■ Given task
Would you repeat the listing exactly but omit every picture?

<<<<

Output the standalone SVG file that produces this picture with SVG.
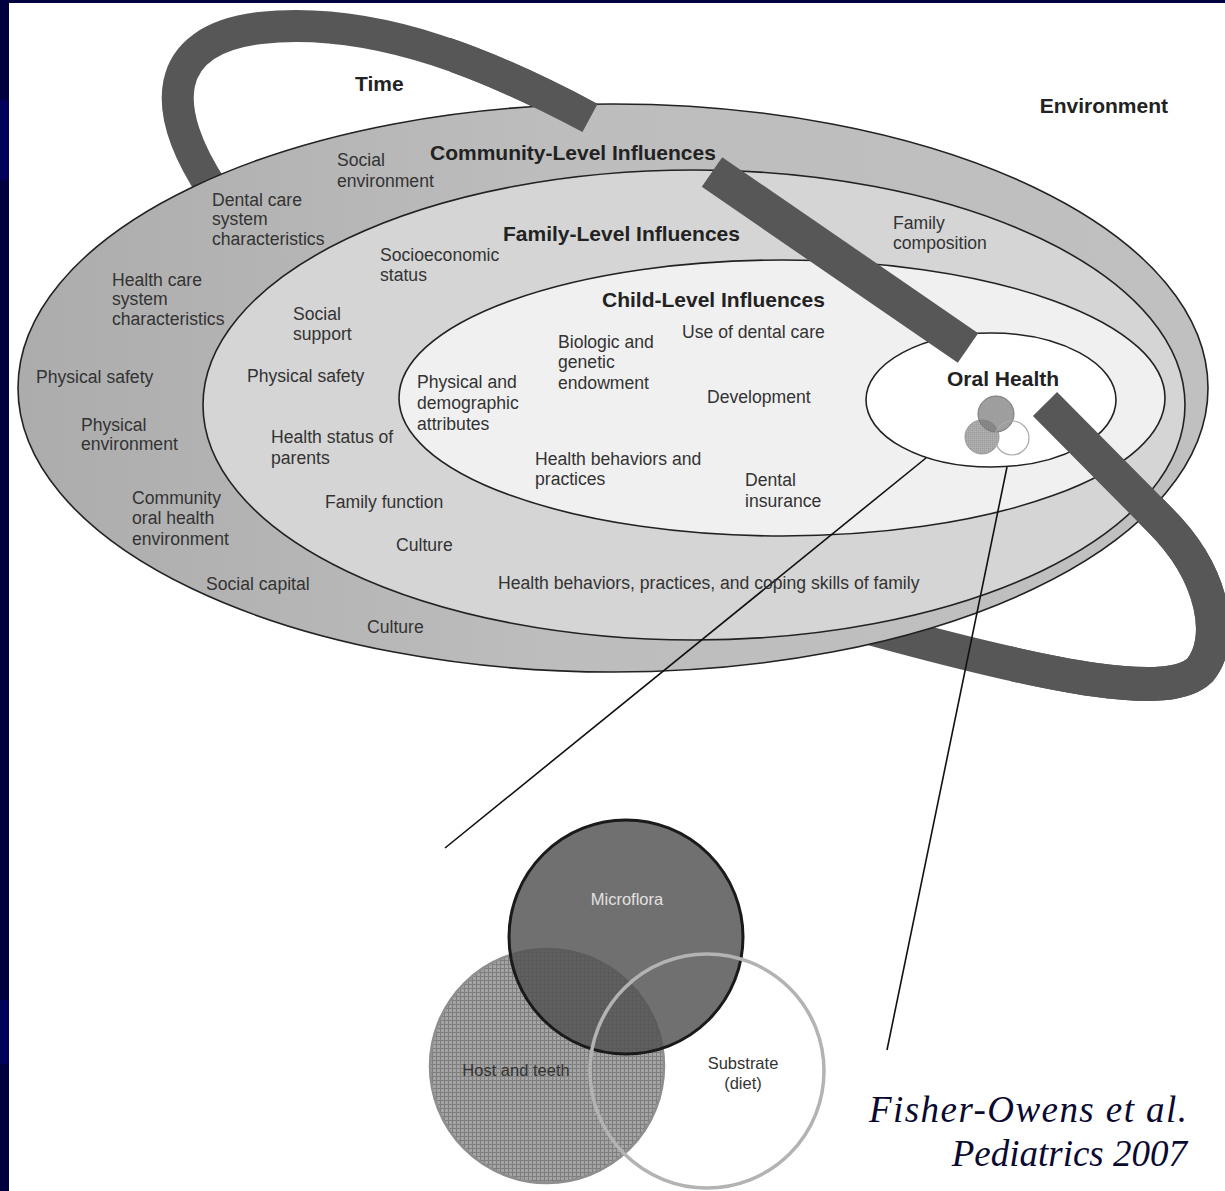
<svg xmlns="http://www.w3.org/2000/svg" width="1225" height="1191" viewBox="0 0 1225 1191">
<style>
.lbl{font-family:"Liberation Sans",Arial,sans-serif;font-size:17.6px;fill:#333}
.ttl{font-family:"Liberation Sans",Arial,sans-serif;font-size:21px;font-weight:bold;fill:#222}
.cite{font-family:"Liberation Serif","Times New Roman",serif;font-size:37px;font-style:italic;fill:#0a0a30}
.ring{stroke:#222;stroke-width:1.6}
.rib{fill:none;stroke:#575757;stroke-linejoin:round}
.lead{stroke:#111;stroke-width:1.6;fill:none}
.vtxt{font-family:"Liberation Sans",Arial,sans-serif;font-size:16.5px;fill:#333;text-anchor:middle}
</style>
<defs>
<pattern id="grid" width="4" height="4" patternUnits="userSpaceOnUse">
<rect width="4" height="4" fill="#a4a4a4"/>
<path d="M0 0.5H4M0.5 0V4" stroke="#7e7e7e" stroke-width="1"/>
</pattern>
<pattern id="grid2" width="2" height="2" patternUnits="userSpaceOnUse">
<rect width="2" height="2" fill="#b8b8b8"/>
<path d="M0 0.5H2M0.5 0V2" stroke="#9c9c9c" stroke-width="0.7"/>
</pattern>
<linearGradient id="outerFill" x1="0" y1="0" x2="1" y2="0">
<stop offset="0" stop-color="#acacac"/>
<stop offset="0.45" stop-color="#bdbdbd"/>
<stop offset="1" stop-color="#c0c0c0"/>
</linearGradient>
<clipPath id="c1"><rect x="450" y="0" width="400" height="300"/></clipPath>
<clipPath id="c3"><rect x="1010" y="0" width="215" height="800"/></clipPath>
</defs>
<rect width="1225" height="1191" fill="#fff"/>
<g id="frame">
<rect x="0" y="0" width="1225" height="3" fill="#000040"/>
<rect x="0" y="0" width="9" height="1191" fill="#000040"/>
<rect x="0" y="100" width="9" height="80" fill="#00005c"/>
<rect x="0" y="1000" width="9" height="64" fill="#00005c"/>
</g>
<g id="time-ribbon-back">
<path class="rib" stroke-width="32" d="M213,190 C160,110 160,40 260,28 C380,15 500,70 590,118"/>
<path class="rib" stroke-width="34" d="M1045,404 L1160,520 C1215,575 1225,640 1200,670 C1170,700 1060,680 870,628"/>
</g>
<g id="community">
<ellipse class="ring" cx="613" cy="388" rx="595" ry="284" fill="url(#outerFill)"/>
</g>
<g id="family">
<ellipse class="ring" cx="694" cy="405" rx="491" ry="235" fill="#d5d5d5"/>
</g>
<g id="child">
<ellipse class="ring" cx="782" cy="398" rx="383" ry="138" fill="#f0f0f0"/>
</g>
<g id="oral-health">
<ellipse class="ring" cx="991" cy="400" rx="125" ry="67" fill="#fff"/>
<circle cx="982" cy="437" r="17" fill="url(#grid2)" stroke="#9a9a9a" stroke-width="1"/>
<circle cx="996" cy="414" r="18" fill="#787878" fill-opacity="0.72" stroke="#777" stroke-width="1"/>
<circle cx="1012" cy="438" r="17" fill="none" stroke="#aaa" stroke-width="1.2"/>
<text class="ttl" x="947" y="386" font-size="20">Oral Health</text>
</g>
<g id="time-ribbon-front">
<path class="rib" stroke-width="32" clip-path="url(#c1)" d="M213,190 C160,110 160,40 260,28 C380,15 500,70 590,118"/>
<path class="rib" stroke-width="36" d="M712,172 L968,348"/>
<path class="rib" stroke-width="34" clip-path="url(#c3)" d="M1045,404 L1160,520 C1215,575 1225,640 1200,670 C1170,700 1060,680 870,628"/>
</g>
<g id="connectors">
<line class="lead" x1="926" y1="458" x2="445" y2="848"/>
<line class="lead" x1="1007" y1="467" x2="887" y2="1050"/>
</g>
<g id="labels">
<text class="ttl" x="355" y="91" font-size="20">Time</text>
<text class="ttl" x="1168" y="113" text-anchor="end" font-size="20">Environment</text>
<text class="ttl" x="430" y="160">Community-Level Influences</text>
<text class="ttl" x="503" y="241">Family-Level Influences</text>
<text class="ttl" x="602" y="307">Child-Level Influences</text>
<text class="lbl" x="337" y="166">Social</text>
<text class="lbl" x="337" y="187">environment</text>
<text class="lbl" x="212" y="206">Dental care</text>
<text class="lbl" x="212" y="225">system</text>
<text class="lbl" x="212" y="245">characteristics</text>
<text class="lbl" x="112" y="286">Health care</text>
<text class="lbl" x="112" y="305">system</text>
<text class="lbl" x="112" y="325">characteristics</text>
<text class="lbl" x="36" y="383">Physical safety</text>
<text class="lbl" x="81" y="431">Physical</text>
<text class="lbl" x="81" y="450">environment</text>
<text class="lbl" x="132" y="504">Community</text>
<text class="lbl" x="132" y="524">oral health</text>
<text class="lbl" x="132" y="545">environment</text>
<text class="lbl" x="206" y="590">Social capital</text>
<text class="lbl" x="367" y="633">Culture</text>
<text class="lbl" x="893" y="229">Family</text>
<text class="lbl" x="893" y="249">composition</text>
<text class="lbl" x="380" y="261">Socioeconomic</text>
<text class="lbl" x="380" y="281">status</text>
<text class="lbl" x="293" y="320">Social</text>
<text class="lbl" x="293" y="340">support</text>
<text class="lbl" x="247" y="382">Physical safety</text>
<text class="lbl" x="271" y="443">Health status of</text>
<text class="lbl" x="271" y="464">parents</text>
<text class="lbl" x="325" y="508">Family function</text>
<text class="lbl" x="396" y="551">Culture</text>
<text class="lbl" x="498" y="589">Health behaviors, practices, and coping skills of family</text>
<text class="lbl" x="558" y="348">Biologic and</text>
<text class="lbl" x="558" y="368">genetic</text>
<text class="lbl" x="558" y="389">endowment</text>
<text class="lbl" x="682" y="338">Use of dental care</text>
<text class="lbl" x="417" y="388">Physical and</text>
<text class="lbl" x="417" y="409">demographic</text>
<text class="lbl" x="417" y="430">attributes</text>
<text class="lbl" x="707" y="403">Development</text>
<text class="lbl" x="535" y="465">Health behaviors and</text>
<text class="lbl" x="535" y="485">practices</text>
<text class="lbl" x="745" y="486">Dental</text>
<text class="lbl" x="745" y="507">insurance</text>
</g>
<g id="venn">
<g id="host">
<circle cx="547" cy="1066" r="117" fill="url(#grid)" stroke="#8e8e8e" stroke-width="2.5"/>
</g>
<g id="microflora">
<circle cx="626" cy="937" r="117" fill="#505050" fill-opacity="0.82" stroke="#1a1a1a" stroke-width="3"/>
</g>
<g id="substrate">
<circle cx="707" cy="1071" r="117" fill="none" stroke="#b3b3b3" stroke-width="3.5"/>
</g>
<text class="vtxt" x="627" y="905" style="fill:#e2e2e2">Microflora</text>
<text class="vtxt" x="516" y="1076">Host and teeth</text>
<text class="vtxt" x="743" y="1069">Substrate</text>
<text class="vtxt" x="743" y="1089">(diet)</text>
</g>
<g id="citation">
<text class="cite" x="1187" y="1122" text-anchor="end" textLength="318" lengthAdjust="spacing">Fisher-Owens et al.</text>
<text class="cite" x="1187" y="1166" text-anchor="end">Pediatrics 2007</text>
</g>
</svg>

>>>>

■ Correct response
Output the standalone SVG file that produces this picture with SVG.
<svg xmlns="http://www.w3.org/2000/svg" width="1225" height="1191" viewBox="0 0 1225 1191">
<style>
.lbl{font-family:"Liberation Sans",Arial,sans-serif;font-size:17.6px;fill:#333}
.ttl{font-family:"Liberation Sans",Arial,sans-serif;font-size:21px;font-weight:bold;fill:#222}
.cite{font-family:"Liberation Serif","Times New Roman",serif;font-size:37px;font-style:italic;fill:#0a0a30}
.ring{stroke:#222;stroke-width:1.6}
.rib{fill:none;stroke:#575757;stroke-linejoin:round}
.lead{stroke:#111;stroke-width:1.6;fill:none}
.vtxt{font-family:"Liberation Sans",Arial,sans-serif;font-size:16.5px;fill:#333;text-anchor:middle}
</style>
<defs>
<pattern id="grid" width="4" height="4" patternUnits="userSpaceOnUse">
<rect width="4" height="4" fill="#a4a4a4"/>
<path d="M0 0.5H4M0.5 0V4" stroke="#7e7e7e" stroke-width="1"/>
</pattern>
<pattern id="grid2" width="2" height="2" patternUnits="userSpaceOnUse">
<rect width="2" height="2" fill="#b8b8b8"/>
<path d="M0 0.5H2M0.5 0V2" stroke="#9c9c9c" stroke-width="0.7"/>
</pattern>
<linearGradient id="outerFill" x1="0" y1="0" x2="1" y2="0">
<stop offset="0" stop-color="#acacac"/>
<stop offset="0.45" stop-color="#bdbdbd"/>
<stop offset="1" stop-color="#c0c0c0"/>
</linearGradient>
<clipPath id="c1"><rect x="450" y="0" width="400" height="300"/></clipPath>
<clipPath id="c3"><rect x="1010" y="0" width="215" height="800"/></clipPath>
</defs>
<rect width="1225" height="1191" fill="#fff"/>
<g id="frame">
<rect x="0" y="0" width="1225" height="3" fill="#000040"/>
<rect x="0" y="0" width="9" height="1191" fill="#000040"/>
<rect x="0" y="100" width="9" height="80" fill="#00005c"/>
<rect x="0" y="1000" width="9" height="64" fill="#00005c"/>
</g>
<g id="time-ribbon-back">
<path class="rib" stroke-width="32" d="M213,190 C160,110 160,40 260,28 C380,15 500,70 590,118"/>
<path class="rib" stroke-width="34" d="M1045,404 L1160,520 C1215,575 1225,640 1200,670 C1170,700 1060,680 870,628"/>
</g>
<g id="community">
<ellipse class="ring" cx="613" cy="388" rx="595" ry="284" fill="url(#outerFill)"/>
</g>
<g id="family">
<ellipse class="ring" cx="694" cy="405" rx="491" ry="235" fill="#d5d5d5"/>
</g>
<g id="child">
<ellipse class="ring" cx="782" cy="398" rx="383" ry="138" fill="#f0f0f0"/>
</g>
<g id="oral-health">
<ellipse class="ring" cx="991" cy="400" rx="125" ry="67" fill="#fff"/>
<circle cx="982" cy="437" r="17" fill="url(#grid2)" stroke="#9a9a9a" stroke-width="1"/>
<circle cx="996" cy="414" r="18" fill="#787878" fill-opacity="0.72" stroke="#777" stroke-width="1"/>
<circle cx="1012" cy="438" r="17" fill="none" stroke="#aaa" stroke-width="1.2"/>
<text class="ttl" x="947" y="386" font-size="20">Oral Health</text>
</g>
<g id="time-ribbon-front">
<path class="rib" stroke-width="32" clip-path="url(#c1)" d="M213,190 C160,110 160,40 260,28 C380,15 500,70 590,118"/>
<path class="rib" stroke-width="36" d="M712,172 L968,348"/>
<path class="rib" stroke-width="34" clip-path="url(#c3)" d="M1045,404 L1160,520 C1215,575 1225,640 1200,670 C1170,700 1060,680 870,628"/>
</g>
<g id="connectors">
<line class="lead" x1="926" y1="458" x2="445" y2="848"/>
<line class="lead" x1="1007" y1="467" x2="887" y2="1050"/>
</g>
<g id="labels">
<text class="ttl" x="355" y="91" font-size="20">Time</text>
<text class="ttl" x="1168" y="113" text-anchor="end" font-size="20">Environment</text>
<text class="ttl" x="430" y="160">Community-Level Influences</text>
<text class="ttl" x="503" y="241">Family-Level Influences</text>
<text class="ttl" x="602" y="307">Child-Level Influences</text>
<text class="lbl" x="337" y="166">Social</text>
<text class="lbl" x="337" y="187">environment</text>
<text class="lbl" x="212" y="206">Dental care</text>
<text class="lbl" x="212" y="225">system</text>
<text class="lbl" x="212" y="245">characteristics</text>
<text class="lbl" x="112" y="286">Health care</text>
<text class="lbl" x="112" y="305">system</text>
<text class="lbl" x="112" y="325">characteristics</text>
<text class="lbl" x="36" y="383">Physical safety</text>
<text class="lbl" x="81" y="431">Physical</text>
<text class="lbl" x="81" y="450">environment</text>
<text class="lbl" x="132" y="504">Community</text>
<text class="lbl" x="132" y="524">oral health</text>
<text class="lbl" x="132" y="545">environment</text>
<text class="lbl" x="206" y="590">Social capital</text>
<text class="lbl" x="367" y="633">Culture</text>
<text class="lbl" x="893" y="229">Family</text>
<text class="lbl" x="893" y="249">composition</text>
<text class="lbl" x="380" y="261">Socioeconomic</text>
<text class="lbl" x="380" y="281">status</text>
<text class="lbl" x="293" y="320">Social</text>
<text class="lbl" x="293" y="340">support</text>
<text class="lbl" x="247" y="382">Physical safety</text>
<text class="lbl" x="271" y="443">Health status of</text>
<text class="lbl" x="271" y="464">parents</text>
<text class="lbl" x="325" y="508">Family function</text>
<text class="lbl" x="396" y="551">Culture</text>
<text class="lbl" x="498" y="589">Health behaviors, practices, and coping skills of family</text>
<text class="lbl" x="558" y="348">Biologic and</text>
<text class="lbl" x="558" y="368">genetic</text>
<text class="lbl" x="558" y="389">endowment</text>
<text class="lbl" x="682" y="338">Use of dental care</text>
<text class="lbl" x="417" y="388">Physical and</text>
<text class="lbl" x="417" y="409">demographic</text>
<text class="lbl" x="417" y="430">attributes</text>
<text class="lbl" x="707" y="403">Development</text>
<text class="lbl" x="535" y="465">Health behaviors and</text>
<text class="lbl" x="535" y="485">practices</text>
<text class="lbl" x="745" y="486">Dental</text>
<text class="lbl" x="745" y="507">insurance</text>
</g>
<g id="venn">
<g id="host">
<circle cx="547" cy="1066" r="117" fill="url(#grid)" stroke="#8e8e8e" stroke-width="2.5"/>
</g>
<g id="microflora">
<circle cx="626" cy="937" r="117" fill="#505050" fill-opacity="0.82" stroke="#1a1a1a" stroke-width="3"/>
</g>
<g id="substrate">
<circle cx="707" cy="1071" r="117" fill="none" stroke="#b3b3b3" stroke-width="3.5"/>
</g>
<text class="vtxt" x="627" y="905" style="fill:#e2e2e2">Microflora</text>
<text class="vtxt" x="516" y="1076">Host and teeth</text>
<text class="vtxt" x="743" y="1069">Substrate</text>
<text class="vtxt" x="743" y="1089">(diet)</text>
</g>
<g id="citation">
<text class="cite" x="1187" y="1122" text-anchor="end" textLength="318" lengthAdjust="spacing">Fisher-Owens et al.</text>
<text class="cite" x="1187" y="1166" text-anchor="end">Pediatrics 2007</text>
</g>
</svg>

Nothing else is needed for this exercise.